6. Write Distribution for Clustering
Enable range distribution for read-heavy tables to produce well-clustered files at write time:
ALTER TABLE analytics.orders SET TBLPROPERTIES (
'write.distribution-mode' = 'range' -- globally sorted output
);
For streaming tables where write throughput is priority:
ALTER TABLE analytics.events SET TBLPROPERTIES (
'write.distribution-mode' = 'none' -- maximum write speed, compact later
);
7. Spec Version Selection
| Scenario | Recommended spec version |
|---|---|
| New production table | format-version = '2' (stable, all engines) |
| Frequent point updates + deletes | Consider '3' when engine support is confirmed |
| Read-mostly, infrequent writes | '2' (no benefit to upgrading) |
| Semi-structured data (JSON payloads) | '3' (Variant type) |
Common Mistakes to Avoid
- ❌ Partitioning by UUID or random ID: No rows sharing a partition → every partition has one file → compaction can’t merge files.
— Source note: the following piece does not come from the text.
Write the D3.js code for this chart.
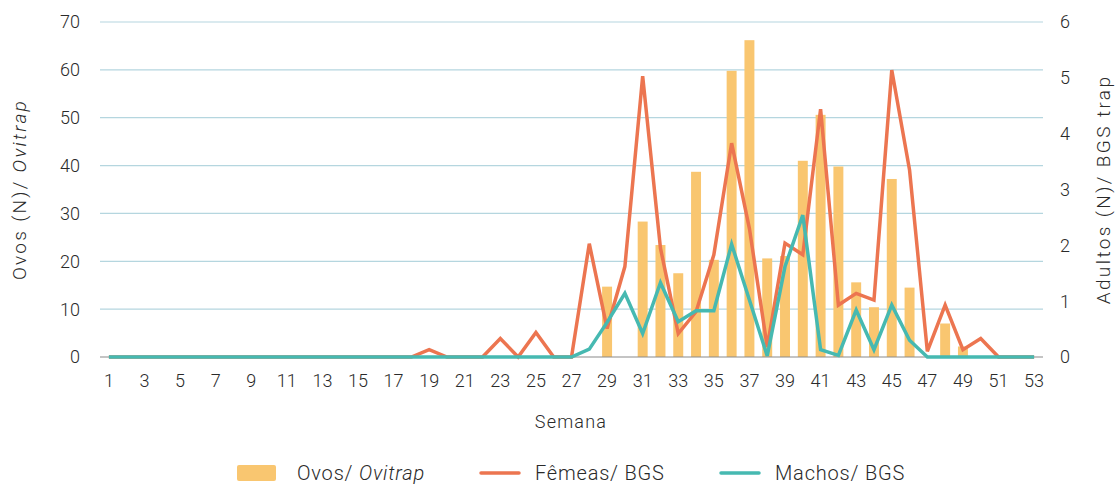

- ❌ Too many small partitions: Hourly partitions on a table that only receives daily loads → 24x the manifests needed.
- ❌ Using INT instead of BIGINT for IDs: INT maxes out at ~2.1 billion — will overflow in large tables.
- ❌ Float/Double for money columns: Use
DECIMAL(18,2)for monetary values. - ❌ No sort order on DML-heavy tables: Without a sort order, compaction can’t cluster effectively.